The model's highest accuracy obtained is 71.7% when predicting the quality of the unknown observation of red wine, classifying it as either good or bad quality based on the three predictor variables: alcohol, total sulfur dioxide, and density. 

NOTE TO SELF: Measurements will later be undertaken to see if this percentage accuracy can be raised to around 80%, but for now the data analysis will continue.

In [None]:
#Goal: Train our classifier based on the training set using the obtained optimal K 
#value of 86 to see if it can appropriately predict observations from a test set. 

#Preprocess the data using only the training set (same step as before, but iterated for readability)
redwine_recipe <- recipe(quality ~ alcohol + total_sulfur_dioxide + density,
                         data = redwine_train) %>%
    step_scale(all_predictors()) %>%   
    step_center(all_predictors())

#Train the classifier
knn2_spec <- nearest_neighbor(weight_func = "rectangular", neighbors = 86) %>%
    set_engine("kknn") %>%
    set_mode("classification")

#Create the workflow
knn2_fit <- workflow() %>%
    add_recipe(redwine_recipe) %>%
    add_model(knn2_spec) %>%
    fit(data = redwine_train)
knn2_fit

#Predict the labels in the test set
redwine_test_predictions <- predict(knn2_fit, redwine_test) %>%
    bind_cols(redwine_test)
redwine_test_predictions

#Compute the accuracy
redwine_test_predictions %>%
    metrics(truth = quality, estimate = pred.clas) %>%
    filter(.metric == "accuracy") 

## Expected Outcomes and Significance
We expect to find that the quality of red wine increases as alcohol content increases but decreases as density and sulfur dioxide increase.
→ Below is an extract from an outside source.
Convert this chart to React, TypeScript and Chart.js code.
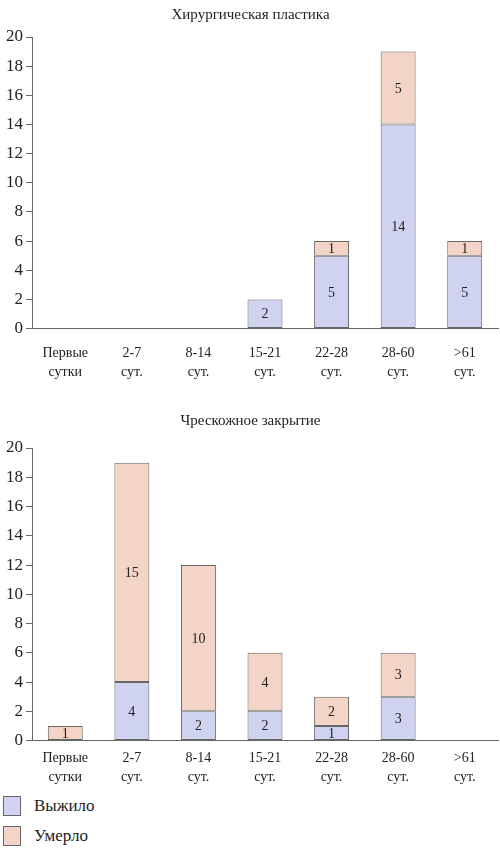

If the previous statement is true, this may be applicable for red wine consumers searching for purer and better alcohol with lower intoxicating effects and harmful chemical content. This potential outcome raises a health concern for red wine consumers, leading to the question for winemakers: Is there a way to remove the need to use sulfur dioxide in wine and lower the density?